The association hopes to have a site selected in the coming months. Fundraising efforts are already underway. The monument would be on government land, but its construction — estimated at $25 million — would be privately funded.
“It’s time to get the word out and get it done,” Kurczek said in an interview.
The Gulf War was sparked by Iraq’s invasion of Kuwait on Aug. 2, 1990. The U.S. and its allies demanded that Iraq withdraw. War began in January 1991 and ended with the defeat of Iraq on Feb. 28, 1991.
Nearly 700,000 American servicemen and women were deployed for Desert Shield and Desert Storm. Of those, 383 died in the theater. According to the website for the Encyclopedia of Arkansas History and Culture, more than 3,400 Arkansans took part in the war. Four Arkansans died.
Seven years ago, Byrd and other veterans were preparing to gather for ceremonies marking the 20th anniversary of the conflict, and they talked about the need to honor their fallen comrades.
“We were just amazed back in 2010 that they hadn’t started a memorial for the Desert Storm veterans who lost their lives,” Byrd said.
After doing some research, they decided to begin a campaign themselves.
“We just said, ‘Hey, let’s see what we can do,’” Byrd recalled. “You know, we’re pretty determined. Once we decided to do it, we just haven’t stopped.”
They chipped in their own money to get their group incorporated in 2011. The papers were filed in Arkansas because that’s where Byrd lives.
The new group’s president, Scott Stump of Waynesville, N.C., used his frequent-flier miles to travel to Washington.
When the organization needed an Arkansas accountant to work for free, Kurczek volunteered.
The veterans learned quickly that the process would be slow and cumbersome.
“They told us at the very beginning, it would take a minimum of … 8 to 10 years to get that done — and that’s a fast track,” Byrd said.
“There’s a 24-step process in order to get a memorial built in Washington. … We are at, I believe, around 11 or 12,” Byrd said. “[Getting] the legislation passed and the president to sign it into law, that’s taken the most time. But now things are starting to move.”
Kurczek said it hasn’t always been easy.
“It is a lot of work and at times it’s challenging. You’ve got to keep in mind, we’re a group of volunteers,” he said.
None of the leaders had ever run a nonprofit charitable group, he said.
“It’s a learning curve for everybody, but the teamwork’s exceptional and that’s one of the good things about it,” he said. “It seems like every time there’s an obstacle, we pull through and overcome that obstacle.”
A design for the memorial has been drawn up by Indianapolis-based CSO Architects.

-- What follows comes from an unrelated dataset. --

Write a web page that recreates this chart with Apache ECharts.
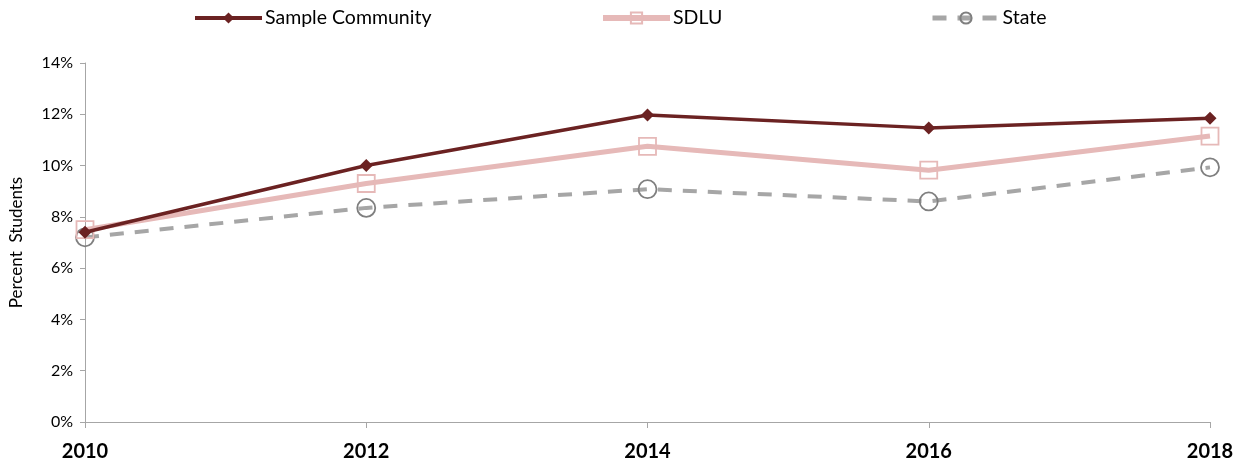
<!DOCTYPE html>
<html><head><meta charset="utf-8">
<script src="https://cdn.jsdelivr.net/npm/echarts@6/dist/echarts.min.js"></script>
<style>html,body{margin:0;padding:0;background:#fff}#c{width:1242px;height:465px}</style>
</head><body><div id="c"></div>
<script>
const years = ['2010','2012','2014','2016','2018'];
const sampleCommunity = [7.4, 10.0, 11.97, 11.47, 11.85];
const sdlu = [7.5, 9.3, 10.75, 9.82, 11.15];
const state = [7.2, 8.35, 9.08, 8.6, 9.93];
const yTicks = [0, 2, 4, 6, 8, 10, 12, 14];

const font = 'Lato';
const chart = echarts.init(document.getElementById('c'));
const legBase = {top: 3, itemWidth: 67, itemHeight: 14, itemGap: 8, textStyle: {fontFamily: font, fontSize: 19.5, color: '#000', padding: [0,0,0,-2]}};
chart.setOption({
  animation: false,
  legend: [
    Object.assign({left: 188, data: [{name: 'Sample Community', lineStyle: {width: 4}}]}, legBase),
    Object.assign({left: 595, data: [{name: 'SDLU', lineStyle: {width: 6}}]}, legBase),
    Object.assign({left: 925, data: [{name: 'State', lineStyle: {width: 5}}]}, legBase)
  ],
  grid: {left: 82, right: 32, top: 63, bottom: 43},
  xAxis: {
    type: 'category', data: years, boundaryGap: false,
    axisLine: {lineStyle: {color: '#A6A6A6', width: 1}},
    axisTick: {show: true, alignWithLabel: true, length: 6, lineStyle: {color: '#A6A6A6'}},
    axisLabel: {margin: 20, fontFamily: font, fontWeight: 'bold', fontSize: 20, color: '#000'}
  },
  yAxis: {
    type: 'value', min: 0, max: 14, interval: 2,
    name: 'Percent  Students', nameLocation: 'middle', nameGap: 60, nameRotate: 90,
    nameTextStyle: {fontFamily: font, fontSize: 17, color: '#000'},
    axisLine: {show: true, lineStyle: {color: '#A6A6A6'}},
    axisTick: {show: true, length: 5, lineStyle: {color: '#A6A6A6'}},
    splitLine: {show: false},
    axisLabel: {fontFamily: font, fontSize: 16, color: '#000', margin: 12,
      formatter: v => yTicks.includes(v) ? v + '%' : ''}
  },
  series: [
    {name: 'State', type: 'line', data: state, z: 1,
     lineStyle: {color: '#A6A6A6', width: 4, type: [14, 11]},
     symbol: 'circle', symbolSize: 18, showAllSymbol: true,
     itemStyle: {color: 'rgba(255,255,255,0)', borderColor: '#7F7F7F', borderWidth: 1.8}},
    {name: 'SDLU', type: 'line', data: sdlu, z: 2,
     lineStyle: {color: '#E6B9B8', width: 5},
     symbol: 'rect', symbolSize: 17,
     itemStyle: {color: 'rgba(255,255,255,0)', borderColor: '#E6B9B8', borderWidth: 1.8}},
    {name: 'Sample Community', type: 'line', data: sampleCommunity, z: 3,
     lineStyle: {color: '#6B2222', width: 3.5},
     symbol: 'diamond', symbolSize: 13,
     itemStyle: {color: '#6B2222', borderColor: '#6B2222', borderWidth: 0}}
  ]
});
</script></body></html>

It includes a 150-foot bas-relief wall and includes the names of the fallen.
Kurczek said he likes the proposal.
“It’s simple, it’s clean, it’s appropriate and I also believe it’s educational,” he said, noting that it would include a chronology of the war.
Now, the organization needs to raise the money for construction.

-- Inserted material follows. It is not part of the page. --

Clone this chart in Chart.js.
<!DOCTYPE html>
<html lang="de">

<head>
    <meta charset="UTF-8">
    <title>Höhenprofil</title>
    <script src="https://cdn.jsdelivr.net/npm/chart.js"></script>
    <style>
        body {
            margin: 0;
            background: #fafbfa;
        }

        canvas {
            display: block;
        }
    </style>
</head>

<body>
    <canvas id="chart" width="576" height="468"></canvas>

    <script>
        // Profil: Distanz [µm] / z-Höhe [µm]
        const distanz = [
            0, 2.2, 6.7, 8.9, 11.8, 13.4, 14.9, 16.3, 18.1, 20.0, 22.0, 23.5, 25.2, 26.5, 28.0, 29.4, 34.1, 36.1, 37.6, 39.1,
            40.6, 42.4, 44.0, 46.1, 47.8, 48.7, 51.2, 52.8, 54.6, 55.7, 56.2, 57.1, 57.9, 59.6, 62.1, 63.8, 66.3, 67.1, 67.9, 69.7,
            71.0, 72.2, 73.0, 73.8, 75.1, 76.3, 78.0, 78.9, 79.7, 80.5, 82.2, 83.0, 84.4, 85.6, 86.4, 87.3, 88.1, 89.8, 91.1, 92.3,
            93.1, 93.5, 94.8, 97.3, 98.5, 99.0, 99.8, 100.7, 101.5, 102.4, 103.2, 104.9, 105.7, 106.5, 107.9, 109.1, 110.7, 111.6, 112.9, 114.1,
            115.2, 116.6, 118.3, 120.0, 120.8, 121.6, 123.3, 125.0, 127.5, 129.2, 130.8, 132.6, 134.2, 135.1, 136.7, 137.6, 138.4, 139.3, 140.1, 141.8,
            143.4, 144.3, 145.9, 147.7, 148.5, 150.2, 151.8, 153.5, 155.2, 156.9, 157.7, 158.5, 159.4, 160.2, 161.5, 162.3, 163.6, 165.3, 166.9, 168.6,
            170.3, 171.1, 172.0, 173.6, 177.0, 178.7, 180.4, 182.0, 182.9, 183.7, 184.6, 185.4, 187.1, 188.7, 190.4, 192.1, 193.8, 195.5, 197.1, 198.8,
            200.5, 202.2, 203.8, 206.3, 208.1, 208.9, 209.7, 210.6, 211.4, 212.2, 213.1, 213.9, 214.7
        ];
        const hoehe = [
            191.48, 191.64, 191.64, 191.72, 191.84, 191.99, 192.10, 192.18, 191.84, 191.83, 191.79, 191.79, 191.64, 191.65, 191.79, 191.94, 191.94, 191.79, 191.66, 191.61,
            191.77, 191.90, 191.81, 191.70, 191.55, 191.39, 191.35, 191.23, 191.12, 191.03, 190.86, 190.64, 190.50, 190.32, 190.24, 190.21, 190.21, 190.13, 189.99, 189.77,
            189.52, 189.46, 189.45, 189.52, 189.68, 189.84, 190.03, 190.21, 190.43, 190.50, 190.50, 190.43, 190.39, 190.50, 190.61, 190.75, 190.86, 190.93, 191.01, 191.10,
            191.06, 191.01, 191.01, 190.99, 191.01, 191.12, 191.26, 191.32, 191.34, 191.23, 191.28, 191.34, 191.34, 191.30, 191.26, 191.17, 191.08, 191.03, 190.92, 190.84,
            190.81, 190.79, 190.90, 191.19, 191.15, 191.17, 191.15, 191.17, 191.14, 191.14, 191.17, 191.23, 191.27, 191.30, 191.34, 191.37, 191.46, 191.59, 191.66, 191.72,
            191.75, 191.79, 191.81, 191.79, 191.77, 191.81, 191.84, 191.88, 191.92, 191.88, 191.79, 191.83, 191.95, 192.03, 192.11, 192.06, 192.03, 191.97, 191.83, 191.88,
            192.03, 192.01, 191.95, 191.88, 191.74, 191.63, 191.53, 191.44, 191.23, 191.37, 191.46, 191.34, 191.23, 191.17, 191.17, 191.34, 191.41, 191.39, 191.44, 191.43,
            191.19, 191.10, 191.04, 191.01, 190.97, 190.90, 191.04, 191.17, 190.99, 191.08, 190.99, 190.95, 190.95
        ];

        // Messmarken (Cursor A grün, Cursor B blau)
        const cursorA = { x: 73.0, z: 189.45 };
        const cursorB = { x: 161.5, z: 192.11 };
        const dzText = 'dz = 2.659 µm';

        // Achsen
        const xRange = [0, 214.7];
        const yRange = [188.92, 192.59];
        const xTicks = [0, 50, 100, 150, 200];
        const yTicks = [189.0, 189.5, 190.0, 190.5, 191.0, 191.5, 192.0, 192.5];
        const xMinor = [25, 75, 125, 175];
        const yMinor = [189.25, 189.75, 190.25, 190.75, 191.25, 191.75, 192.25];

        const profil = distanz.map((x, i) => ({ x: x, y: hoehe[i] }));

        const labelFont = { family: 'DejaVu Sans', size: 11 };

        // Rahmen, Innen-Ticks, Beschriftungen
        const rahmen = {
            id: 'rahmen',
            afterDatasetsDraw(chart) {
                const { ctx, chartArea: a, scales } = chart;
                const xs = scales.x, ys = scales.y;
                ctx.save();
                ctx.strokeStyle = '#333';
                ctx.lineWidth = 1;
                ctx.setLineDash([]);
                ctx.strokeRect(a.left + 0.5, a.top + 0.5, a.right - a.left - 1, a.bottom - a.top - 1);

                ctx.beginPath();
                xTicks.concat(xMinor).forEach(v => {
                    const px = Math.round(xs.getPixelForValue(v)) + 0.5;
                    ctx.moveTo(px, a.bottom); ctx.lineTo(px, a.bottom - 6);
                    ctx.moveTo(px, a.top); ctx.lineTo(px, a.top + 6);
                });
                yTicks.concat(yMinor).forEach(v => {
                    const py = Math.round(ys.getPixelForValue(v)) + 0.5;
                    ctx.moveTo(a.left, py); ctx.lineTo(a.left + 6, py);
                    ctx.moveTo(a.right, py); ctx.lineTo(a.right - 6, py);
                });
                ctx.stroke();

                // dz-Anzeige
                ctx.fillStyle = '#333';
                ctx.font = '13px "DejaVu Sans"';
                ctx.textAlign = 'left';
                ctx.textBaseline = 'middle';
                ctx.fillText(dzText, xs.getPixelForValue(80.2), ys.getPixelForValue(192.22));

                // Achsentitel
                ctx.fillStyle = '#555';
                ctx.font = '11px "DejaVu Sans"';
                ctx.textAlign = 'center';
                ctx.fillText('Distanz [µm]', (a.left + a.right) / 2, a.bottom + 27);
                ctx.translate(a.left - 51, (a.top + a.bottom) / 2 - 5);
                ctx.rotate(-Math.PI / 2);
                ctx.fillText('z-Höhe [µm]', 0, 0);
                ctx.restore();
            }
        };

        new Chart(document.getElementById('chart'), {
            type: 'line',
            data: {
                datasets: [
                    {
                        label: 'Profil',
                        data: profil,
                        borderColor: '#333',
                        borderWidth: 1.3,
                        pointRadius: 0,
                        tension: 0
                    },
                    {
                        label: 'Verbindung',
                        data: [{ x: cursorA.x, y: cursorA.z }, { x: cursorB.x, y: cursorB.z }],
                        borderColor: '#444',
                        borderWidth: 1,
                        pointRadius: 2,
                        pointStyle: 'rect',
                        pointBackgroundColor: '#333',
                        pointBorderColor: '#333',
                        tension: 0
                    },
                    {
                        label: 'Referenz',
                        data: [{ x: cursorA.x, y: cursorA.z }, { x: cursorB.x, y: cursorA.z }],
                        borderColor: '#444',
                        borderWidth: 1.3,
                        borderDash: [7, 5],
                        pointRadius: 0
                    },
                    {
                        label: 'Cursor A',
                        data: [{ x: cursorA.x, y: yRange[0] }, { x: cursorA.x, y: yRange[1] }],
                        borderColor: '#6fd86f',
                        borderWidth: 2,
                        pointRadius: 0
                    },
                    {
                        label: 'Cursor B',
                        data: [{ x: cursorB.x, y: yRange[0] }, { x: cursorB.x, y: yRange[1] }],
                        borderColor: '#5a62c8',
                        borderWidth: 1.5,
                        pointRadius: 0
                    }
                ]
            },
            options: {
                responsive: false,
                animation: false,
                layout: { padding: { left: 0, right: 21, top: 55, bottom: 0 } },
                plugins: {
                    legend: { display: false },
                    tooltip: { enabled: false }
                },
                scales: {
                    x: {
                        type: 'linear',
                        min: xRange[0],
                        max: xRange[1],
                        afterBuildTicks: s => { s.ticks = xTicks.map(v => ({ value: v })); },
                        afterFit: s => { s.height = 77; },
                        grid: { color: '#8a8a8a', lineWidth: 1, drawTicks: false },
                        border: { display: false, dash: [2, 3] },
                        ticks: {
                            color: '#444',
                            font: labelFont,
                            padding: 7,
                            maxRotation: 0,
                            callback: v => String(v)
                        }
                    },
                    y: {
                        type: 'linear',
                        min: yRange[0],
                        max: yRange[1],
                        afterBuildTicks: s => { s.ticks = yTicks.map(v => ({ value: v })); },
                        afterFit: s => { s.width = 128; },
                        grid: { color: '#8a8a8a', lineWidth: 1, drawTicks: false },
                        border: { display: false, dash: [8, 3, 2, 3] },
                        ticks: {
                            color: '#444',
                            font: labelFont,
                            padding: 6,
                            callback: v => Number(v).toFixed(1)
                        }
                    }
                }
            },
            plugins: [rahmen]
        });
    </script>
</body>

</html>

The veterans credit Boozman with playing a crucial role, noting that he sponsored the key legislation.
The Republican from Rogers said the memorial is “so important.”
“It allows individuals that served during that time to come up and see that they’re remembered for their service … and for their families to see that they’re recognized,” Boozman said. “We need to remember the past. We need to remember the sacrifice. This is just a very small effort.”
U.S. Sen. Tom Cotton, who co-sponsored SJR1, said Desert Storm was a defining moment for hundreds of thousands of Americans.
“For every man and woman who fought in that war, that’s the biggest war in their life,” the Republican from Dardanelle said. “For the man or woman who was in that fight, it’s their Normandy and it’s their Gettysburg and I think they deserve to be honored with an appropriate memorial.”
Information on the National Desert Storm War Memorial is available at ndswm.org.
This artist’s rendering is of a proposed memorial in Washington, D.C., for Desert Storm, the military conflict fought in Iraq in early 1991. The design is by CSO Architects of Indianapolis. It includes a 150-foot bas-relief wall and the names of the 383 Americans who died.